Prof Khulisa agreed with Adv Bongo with regard to the authenticity of the information because the issue of relevant validity was important and Parliament could not work on perceptions. The validity of data was very important. Was MVC aware of any specific instances where a political party had received foreign funding that had not been declared? Was it something that she had retrieved from her research?
Ms Mathys noted that the presenter had not spoken to the proportional allocation in the current funding model. Did she have an opinion on that? She asked if MVC had contacted political parties to find out how they operated? That would have enabled her to present a more informed submission to Parliament and to have more concrete proposals that the Committee would appreciate.
Mr Gumede spoke of perceptions and suggested that his perception, based on her inability to answer some the questions, might be that MVC had been captured by whoever had given it the money to come and engage with the Committee. He assured the presenter that that comment had been on a lighter note.He did not understand the issue of foreign funding as foreign funds had to pass through specific systems and processes. Who was going to benefit from the separate funding that had been proposed? Who would benefit from that fund and how and what was it for? Political parties raised funds to run the organisation and to run specific prgrammes. When a political party requested funding, they requested for specific reasons and how was that going to be managed through a separate fund? Parties did not work on open-ended funding. He advised that MVC should do proper research. Members of the Committee were not interested in perceptions based on Twitter and Facebook. If there was no research, the Committee could not take it seriously.

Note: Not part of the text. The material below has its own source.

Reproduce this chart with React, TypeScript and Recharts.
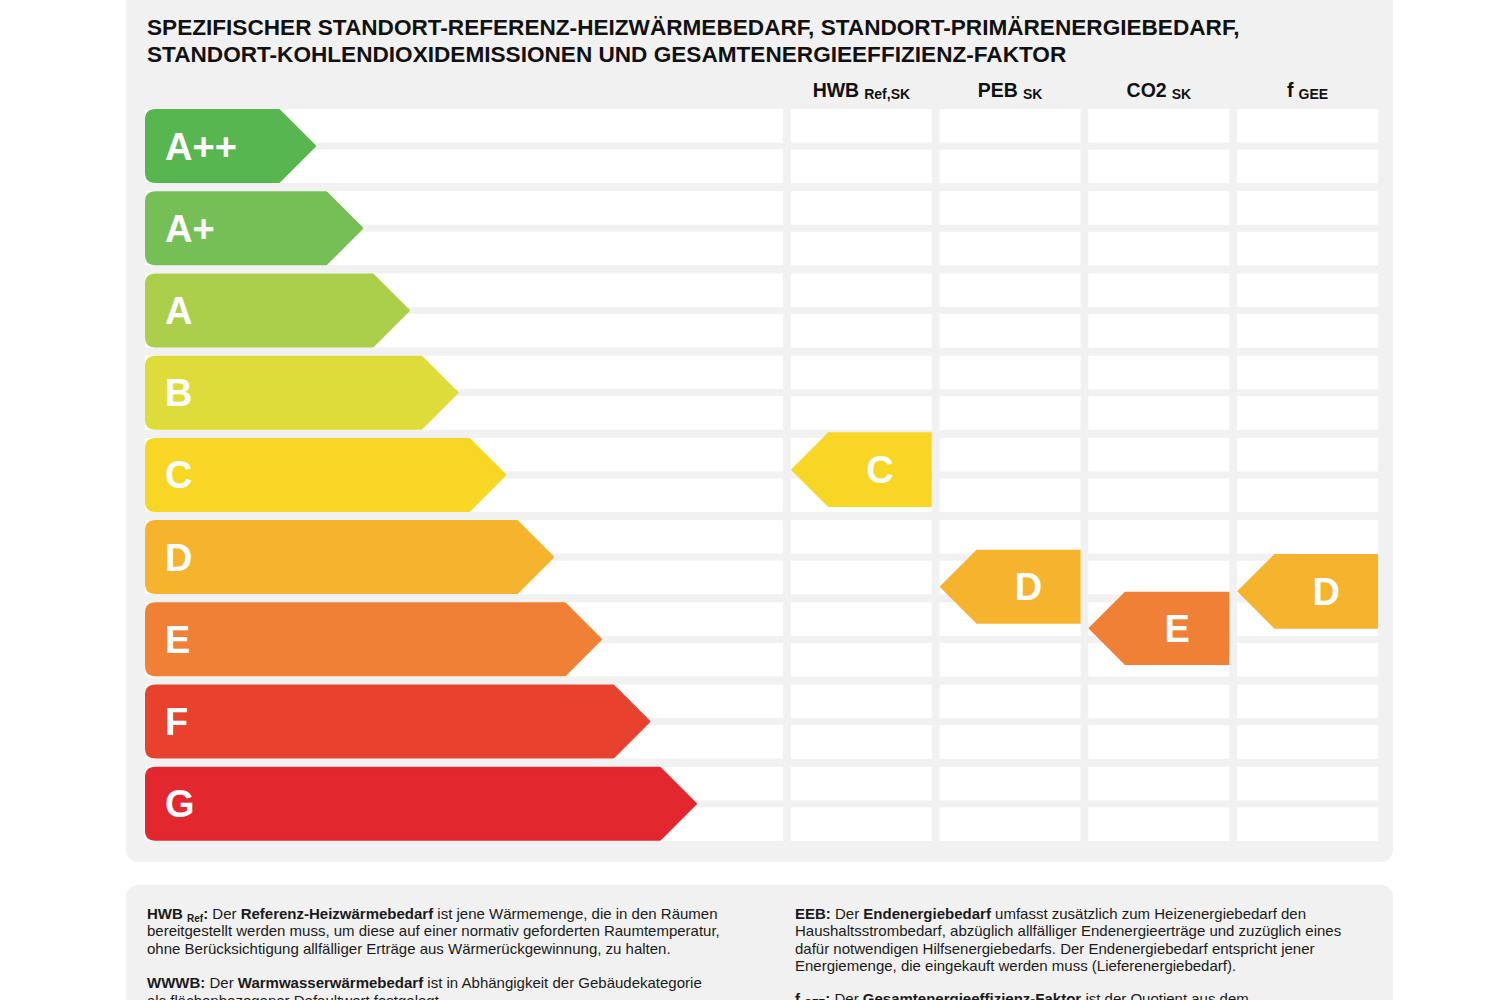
import React from "react";
import { BarChart, Bar, XAxis, YAxis } from "recharts";

const FONT = "'Liberation Sans', Arial, Helvetica, sans-serif";

// Energy classes (rows) and the length of each class arrow (percent of the row width)
const classes = ["A++", "A+", "A", "B", "C", "D", "E", "F", "G"];
const classLengths = [26.8, 34.2, 41.5, 49.1, 56.6, 64.1, 71.6, 79.2, 86.5];
const classColors = ["#58b650", "#76bf57", "#abcf4a", "#dedc3b", "#f7d723", "#f6b42e", "#f08035", "#e8412e", "#e3272f"];

// Rating columns
const columnKeys = ["HWB", "PEB", "CO2", "fGEE"];
const columnMain = ["HWB", "PEB", "CO2", "f"];
const columnSub = ["Ref,SK", "SK", "SK", "GEE"];
const ratingClasses = ["C", "D", "E", "D"];
// vertical extent of each rating marker, in class units (0 = top of A++, 9 = bottom of G)
const ratingTop = [3.98, 5.41, 5.92, 5.46];
const ratingBottom = [4.89, 6.31, 6.81, 6.37];

const titleLines = [
  "SPEZIFISCHER STANDORT-REFERENZ-HEIZWÄRMEBEDARF, STANDORT-PRIMÄRENERGIEBEDARF,",
  "STANDORT-KOHLENDIOXIDEMISSIONEN UND GESAMTENERGIEEFFIZIENZ-FAKTOR",
];

const leftData = classes.map((c, i) => ({ cls: c, len: classLengths[i], color: classColors[i] }));
const rightData = columnKeys.map((k, i) => ({
  col: k,
  cls: ratingClasses[i],
  range: [ratingTop[i], ratingBottom[i]],
  color: classColors[classes.indexOf(ratingClasses[i])],
}));

const STRIPE_GAP = 7;
const BAND_INSET = 4;

function StripeRow(props: any) {
  const { x, y, width, height } = props;
  const h = (height - STRIPE_GAP) / 2;
  return (
    <g>
      <rect x={x} y={y} width={width} height={h} fill="#ffffff" />
      <rect x={x} y={y + h + STRIPE_GAP} width={width} height={h} fill="#ffffff" />
    </g>
  );
}

function ColumnStripes(props: any) {
  const { x, y, width, height } = props;
  const pitch = height / classes.length;
  const rects: any[] = [];
  classes.forEach((c, i) => {
    const top = y + i * pitch + BAND_INSET;
    const bh = pitch - 2 * BAND_INSET;
    const h = (bh - STRIPE_GAP) / 2;
    rects.push(<rect key={c + "a"} x={x} y={top} width={width} height={h} fill="#ffffff" />);
    rects.push(<rect key={c + "b"} x={x} y={top + h + STRIPE_GAP} width={width} height={h} fill="#ffffff" />);
  });
  return <g>{rects}</g>;
}

function ClassArrow(props: any) {
  const { x, y, width, height, payload } = props;
  const s = 1.5;
  const r = 9;
  const x0 = x + s;
  const y0 = y + s;
  const x1 = x + width - s;
  const y1 = y + height - s;
  const cy = y + height / 2;
  const tipStart = x1 - (cy - y0);
  const d = `M${x0 + r},${y0} L${tipStart},${y0} L${x1},${cy} L${tipStart},${y1} L${x0 + r},${y1} Q${x0},${y1} ${x0},${y1 - r} L${x0},${y0 + r} Q${x0},${y0} ${x0 + r},${y0} Z`;
  return (
    <g>
      <path d={d} fill={payload.color} stroke={payload.color} strokeWidth={3} strokeLinejoin="round" />
      <text x={x + 20} y={cy + 13.5} fill="#ffffff" fontFamily={FONT} fontWeight="bold" fontSize={38}>
        {payload.cls}
      </text>
    </g>
  );
}

function RatingArrow(props: any) {
  const { x, y, width, height, payload } = props;
  const top = Math.min(y, y + height);
  const h = Math.abs(height);
  const cy = top + h / 2;
  const t = h / 2;
  const d = `M${x},${cy} L${x + t},${top} L${x + width},${top} L${x + width},${top + h} L${x + t},${top + h} Z`;
  const cx = (x + t + x + width) / 2;
  return (
    <g>
      <path d={d} fill={payload.color} />
      <text x={cx} y={cy + 13.5} textAnchor="middle" fill="#ffffff" fontFamily={FONT} fontWeight="bold" fontSize={38}>
        {payload.cls}
      </text>
    </g>
  );
}

function HeaderTick(props: any) {
  const { x, y, payload } = props;
  const i = columnKeys.indexOf(payload.value);
  return (
    <text x={x} y={y} textAnchor="middle" fontFamily={FONT} fontWeight="bold" fill="#111111">
      <tspan fontSize={19.5}>{columnMain[i]}</tspan>
      <tspan fontSize={14} dx={5} dy={2}>{columnSub[i]}</tspan>
    </text>
  );
}

const NOTE_SIZE = 15;

function Notes() {
  const lh = 17.3;
  const b0 = 919;
  const lx = 147;
  const rx = 795;
  return (
    <svg width={1500} height={1000} style={{ position: "absolute", left: 0, top: 0 }}>
      {titleLines.map((t, i) => (
        <text key={t} x={147} y={35 + i * 27} fontFamily={FONT} fontWeight="bold" fontSize={22.6} fill="#111111">
          {t}
        </text>
      ))}
      <g fontFamily={FONT} fontSize={NOTE_SIZE} fill="#1a1a1a">
        <text x={lx} y={b0}>
          <tspan fontWeight="bold">HWB </tspan>
          <tspan fontWeight="bold" fontSize={10} dy={3}>Ref</tspan>
          <tspan fontWeight="bold" dy={-3}>:</tspan>
          <tspan> Der </tspan>
          <tspan fontWeight="bold">Referenz-Heizwärmebedarf</tspan>
          <tspan> ist jene Wärmemenge, die in den Räumen</tspan>
        </text>
        <text x={lx} y={b0 + lh}>bereitgestellt werden muss, um diese auf einer normativ geforderten Raumtemperatur,</text>
        <text x={lx} y={b0 + 2 * lh}>ohne Berücksichtigung allfälliger Erträge aus Wärmerückgewinnung, zu halten.</text>
        <text x={lx} y={b0 + 4 * lh}>
          <tspan fontWeight="bold">WWWB:</tspan>
          <tspan> Der </tspan>
          <tspan fontWeight="bold">Warmwasserwärmebedarf</tspan>
          <tspan>  ist in Abhängigkeit der Gebäudekategorie</tspan>
        </text>
        <text x={lx} y={b0 + 5 * lh}>als flächenbezogener Defaultwert festgelegt.</text>

        <text x={rx} y={b0}>
          <tspan fontWeight="bold">EEB:</tspan>
          <tspan> Der </tspan>
          <tspan fontWeight="bold">Endenergiebedarf</tspan>
          <tspan> umfasst zusätzlich zum Heizenergiebedarf den</tspan>
        </text>
        <text x={rx} y={b0 + lh}>Haushaltsstrombedarf, abzüglich allfälliger Endenergieerträge und zuzüglich eines</text>
        <text x={rx} y={b0 + 2 * lh}>dafür notwendigen Hilfsenergiebedarfs. Der Endenergiebedarf entspricht jener</text>
        <text x={rx} y={b0 + 3 * lh}>Energiemenge, die eingekauft werden muss (Lieferenergiebedarf).</text>
        <text x={rx} y={b0 + 5 * lh - 2}>
          <tspan fontWeight="bold">f </tspan>
          <tspan fontWeight="bold" fontSize={10} dy={3}>GEE</tspan>
          <tspan fontWeight="bold" dy={-3}>:</tspan>
          <tspan> Der </tspan>
          <tspan fontWeight="bold">Gesamtenergieeffizienz-Faktor</tspan>
          <tspan> ist der Quotient aus dem</tspan>
        </text>
      </g>
    </svg>
  );
}

export default function App() {
  return (
    <div style={{ position: "absolute", left: 0, top: 0, width: 1500, height: 1000, overflow: "hidden", background: "#ffffff", fontFamily: FONT }}>
      <div style={{ position: "absolute", left: 126, top: -14, width: 1267, height: 876, borderRadius: 12, background: "#f1f1f1" }} />
      <div style={{ position: "absolute", left: 126, top: 885, width: 1267, height: 140, borderRadius: 12, background: "#f1f1f1" }} />

      <div style={{ position: "absolute", left: 0, top: 0 }}>
        <BarChart
          layout="vertical"
          width={800}
          height={1000}
          data={leftData}
          margin={{ top: 105, bottom: 155, left: 145, right: 17 }}
          barCategoryGap={BAND_INSET}
        >
          <XAxis type="number" domain={[0, 100]} hide />
          <YAxis type="category" dataKey="cls" hide width={0} />
          <Bar dataKey="len" isAnimationActive={false} background={StripeRow} shape={ClassArrow} />
        </BarChart>
      </div>

      <div style={{ position: "absolute", left: 0, top: 0 }}>
        <BarChart
          width={1500}
          height={1000}
          data={rightData}
          margin={{ top: 75, bottom: 155, left: 787, right: 118 }}
          barCategoryGap={3.83}
        >
          <XAxis
            dataKey="col"
            orientation="top"
            height={30}
            axisLine={false}
            tickLine={false}
            tickSize={0}
            tickMargin={8}
            tick={HeaderTick}
            interval={0}
          />
          <YAxis type="number" domain={[0, 9]} reversed hide />
          <Bar dataKey="range" isAnimationActive={false} background={ColumnStripes} shape={RatingArrow} />
        </BarChart>
      </div>

      <Notes />
    </div>
  );
}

Ms Ncube-Ndaba was worried about MVC. Who were their constituents and who was funding the organisation? An organisation could not to come to Parliament when it did not disclose itself and reveal who its funders were.She should front up and tell them exactly what she wanted because MVC had even been to the Constitutional Court about the matter. They had not won the case and they should have learned from that because now they thought that they could take the opportunity to come to Parliament and present to the Committee. Was she part of regime change?
Dr Mulder interjected stating that he did not believe that the Committee should interrogate and accuse organisations.
Mr Singh agreed with Dr Mulder that it was unfair to interrogate an organisation and asked from where they had got their funding. He requested that the Chairperson rule on that.
Ms Maseko stated that she was worried and that being an NGO was not an excuse for not doing research. MVC had gone to the Constitutional Court and had lost their case but they should have done their research. Most members of the Committee were concerned about the organisation. The organisation should go back and do research and come back and present a better proposal.
The Chairperson stated that the issue around the integrity of the information was valid but it was not the Committee’s position to question the presenter and to doubt their credibility. He did not want the Committee to create a hostile environment in Parliament for anyone. The credibility of information had to be examined but people would not come to Parliament if people were intimidated. He was not protecting either side but Parliament should not be a hostile environment.
Ms Ncube-Ndaba stated that the Committee would not keep quiet if the information was not credible. The Chairperson said he would allow Members to challenge submissions that did not contain credible data.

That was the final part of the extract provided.